Awhile back I had a string of questions to Big Bang Poetry. And I can’t find them now. But here’s a new interesting one that just came in.
Hi, as a class, we just finished reading In These Girls, Hope is a Muscle [by Madeleine Blais, 1995]. My teacher said that the title was based on an Emily Dickenson poem. I have looked high and low, and I haven’t found it. Since you’re an expert, I was wondering if you knew where it came from. Let me know.
This was an interesting question. Emily Dickinson thought a lot about hope but not so much about muscles. I did a google search for “Emily Dickinson” and “muscles” as a cursory check. Nothin.

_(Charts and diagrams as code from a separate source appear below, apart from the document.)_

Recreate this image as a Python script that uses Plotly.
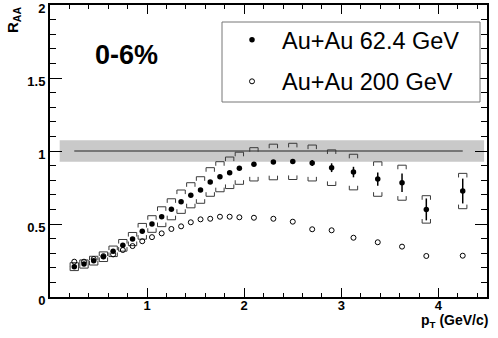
import plotly.graph_objects as go

# pT bin centres (GeV/c)
pt = [0.25, 0.35, 0.45, 0.55, 0.65, 0.75, 0.85, 0.95, 1.05, 1.15, 1.25, 1.35, 1.45, 1.55,
      1.65, 1.75, 1.85, 1.95, 2.1, 2.3, 2.5, 2.7, 2.9, 3.125, 3.375, 3.625, 3.875, 4.25]

# Au+Au 62.4 GeV, 0-6%
raa_62 = [0.208, 0.226, 0.249, 0.276, 0.313, 0.354, 0.397, 0.450, 0.500, 0.550, 0.601, 0.653,
          0.697, 0.733, 0.788, 0.824, 0.851, 0.882, 0.909, 0.925, 0.929, 0.918, 0.886, 0.856,
          0.808, 0.783, 0.600, 0.726]
stat_62 = [0.005, 0.005, 0.005, 0.005, 0.005, 0.006, 0.006, 0.006, 0.007, 0.007, 0.008, 0.008,
           0.009, 0.009, 0.010, 0.010, 0.011, 0.011, 0.012, 0.012, 0.015, 0.020, 0.030, 0.036,
           0.045, 0.063, 0.075, 0.085]
sys_62 = [0.027, 0.028, 0.030, 0.033, 0.036, 0.040, 0.045, 0.054, 0.057, 0.068, 0.072, 0.080,
          0.086, 0.091, 0.098, 0.103, 0.108, 0.110, 0.114, 0.122, 0.124, 0.123, 0.122, 0.122,
          0.118, 0.120, 0.094, 0.121]

# Au+Au 200 GeV
raa_200 = [0.242, 0.242, 0.260, 0.280, 0.292, 0.322, 0.349, 0.382, 0.410, 0.436, 0.466, 0.484,
           0.512, 0.532, 0.536, 0.550, 0.550, 0.546, 0.543, 0.536, 0.516, 0.464, 0.457, 0.406,
           0.375, 0.345, 0.281, 0.283]

# normalisation uncertainty band around unity
norm_err = 0.074
band_x = [0.1, 4.47]
unity_x = [0.25, 4.25]

font = "Liberation Sans, Arial, sans-serif"

# plot area in pixels (for placing paper-referenced items)
L, T, W, H = 50, 5, 437, 292
def px(x):
    return (x - L) / W
def py(y):
    return (T + H - y) / H

# brackets for systematic errors
w = 0.043
d = 0.028
bx, by = [], []
for x, y, s in zip(pt, raa_62, sys_62):
    top, bot = y + s, y - s
    bx += [x - w, x - w, x + w, x + w, None, x - w, x - w, x + w, x + w, None]
    by += [top - d, top, top, top - d, None, bot + d, bot, bot, bot + d, None]

fig = go.Figure()

fig.add_shape(type="rect", x0=band_x[0], x1=band_x[1], y0=1 - norm_err, y1=1 + norm_err,
              fillcolor="#c9c9c9", line_width=0, layer="below")

# legend frame
fig.add_shape(type="rect", xref="paper", yref="paper", x0=px(222), x1=px(480), y0=py(102), y1=py(22),
              line=dict(color="#777777", width=1), fillcolor="white", layer="above")

fig.add_trace(go.Scatter(x=unity_x, y=[1, 1], mode="lines",
                         line=dict(color="#5a5a5a", width=1.6), showlegend=False, hoverinfo="skip"))

fig.add_trace(go.Scatter(x=bx, y=by, mode="lines", line=dict(color="#3a3a3a", width=1),
                         showlegend=False, hoverinfo="skip"))

fig.add_trace(go.Scatter(x=pt, y=raa_62, mode="markers", name="Au+Au 62.4 GeV", legendgroup="a",
                         marker=dict(symbol="circle", size=5.5, color="black"),
                         error_y=dict(type="data", array=stat_62, color="black", thickness=1.5, width=0)))

fig.add_trace(go.Scatter(x=pt, y=raa_200, mode="markers", name="Au+Au 200 GeV", legendgroup="b",
                         marker=dict(symbol="circle-open", size=5, color="black", line=dict(width=1))))

fig.add_annotation(text="<b>0-6%</b>", xref="paper", yref="paper", x=px(126), y=py(55),
                   showarrow=False, font=dict(family=font, size=27, color="black"),
                   xanchor="center", yanchor="middle")
fig.add_annotation(text="<b>R<sub>AA</sub></b>", xref="paper", yref="paper", x=px(13), y=1.0,
                   textangle=-90, showarrow=False, font=dict(family=font, size=15, color="black"),
                   xanchor="center", yanchor="top")
fig.add_annotation(text="<b>p<sub>T</sub> (GeV/c)</b>", xref="paper", yref="paper", x=px(490), y=py(321),
                   showarrow=False, font=dict(family=font, size=14, color="black"),
                   xanchor="right", yanchor="middle")

axis_common = dict(showline=True, linecolor="black", linewidth=2, mirror="allticks",
                   ticks="inside", tickcolor="black", showgrid=False, zeroline=False,
                   automargin=False, ticklabeloverflow="allow",
                   tickfont=dict(family=font, size=13, color="black", weight="bold"))

fig.update_xaxes(range=[0, 4.5], tickvals=[1, 2, 3, 4], ticklen=9, tickwidth=1,
                 ticklabelstandoff=-5,
                 minor=dict(dtick=0.2, tick0=0, ticks="inside", ticklen=4, tickcolor="black"),
                 **axis_common)
fig.update_yaxes(range=[0, 2.0005], tickvals=[0, 0.5, 1, 1.5, 2], ticklen=12, tickwidth=1,
                 ticklabelshift=3,
                 minor=dict(dtick=0.1, tick0=0, ticks="inside", ticklen=6, tickcolor="black"),
                 **axis_common)

fig.update_layout(
    template="none",
    width=498, height=338,
    margin=dict(l=L, r=498 - L - W, t=T, b=338 - T - H),
    paper_bgcolor="white", plot_bgcolor="white",
    font=dict(family=font, color="black"),
    legend=dict(x=px(222), y=py(18), xanchor="left", yanchor="top",
                borderwidth=0, bgcolor="rgba(0,0,0,0)",
                font=dict(family=font, size=23.5, color="black"),
                itemwidth=50, tracegroupgap=8, traceorder="grouped"),
)

fig.write_html("out.html", config={"displayModeBar": False},
               post_script="document.body.style.margin='0';")
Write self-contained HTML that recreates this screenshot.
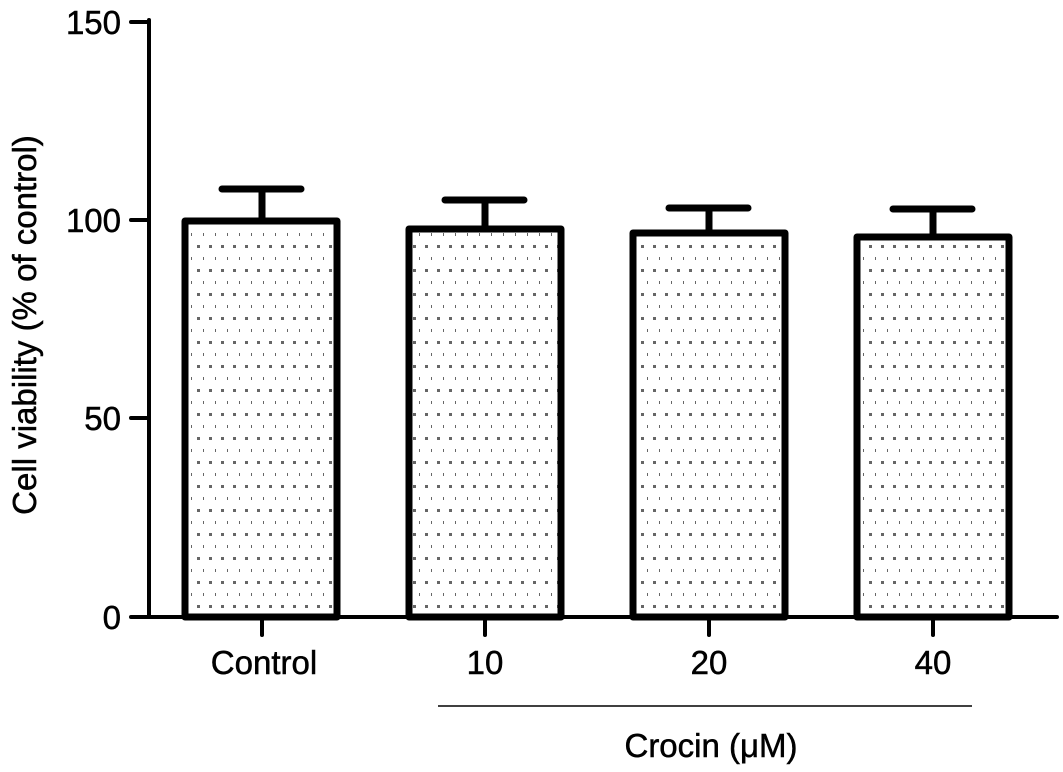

She has a famous “hope” poem though which I figured was the most likely culprit but with a twist for the basketball team and the Amherst connection in the Blais book. Then I found an article where the author confirmed as much herself: https://www.thepostscript.org/p/madeleine-blais-heart-is-an-instrument
“The title In These Girls, Hope Is a Muscle was also inspired by a writer, Emily Dickinson, the poet who lived in Amherst, Massachusetts, the setting of the high school basketball team whose championship season I covered. Her famous poem claims “hope is the thing with feathers,” though Woody Allen has a joke about that thing with feathers is his nephew in Zurich who thinks he is a bird. I, obviously, had my own definition.”
According to Google’s Ngram viewer, Blais’ book is probably the first use of the phrase in 1995.
There is also an oft-revested quote by Krista Tippett: “Hope is a muscle, a practice, a choice that actually propels new realities into being. And it’s a muscle we can strengthen.” But from all I can see online, this seems to be a more recent quote.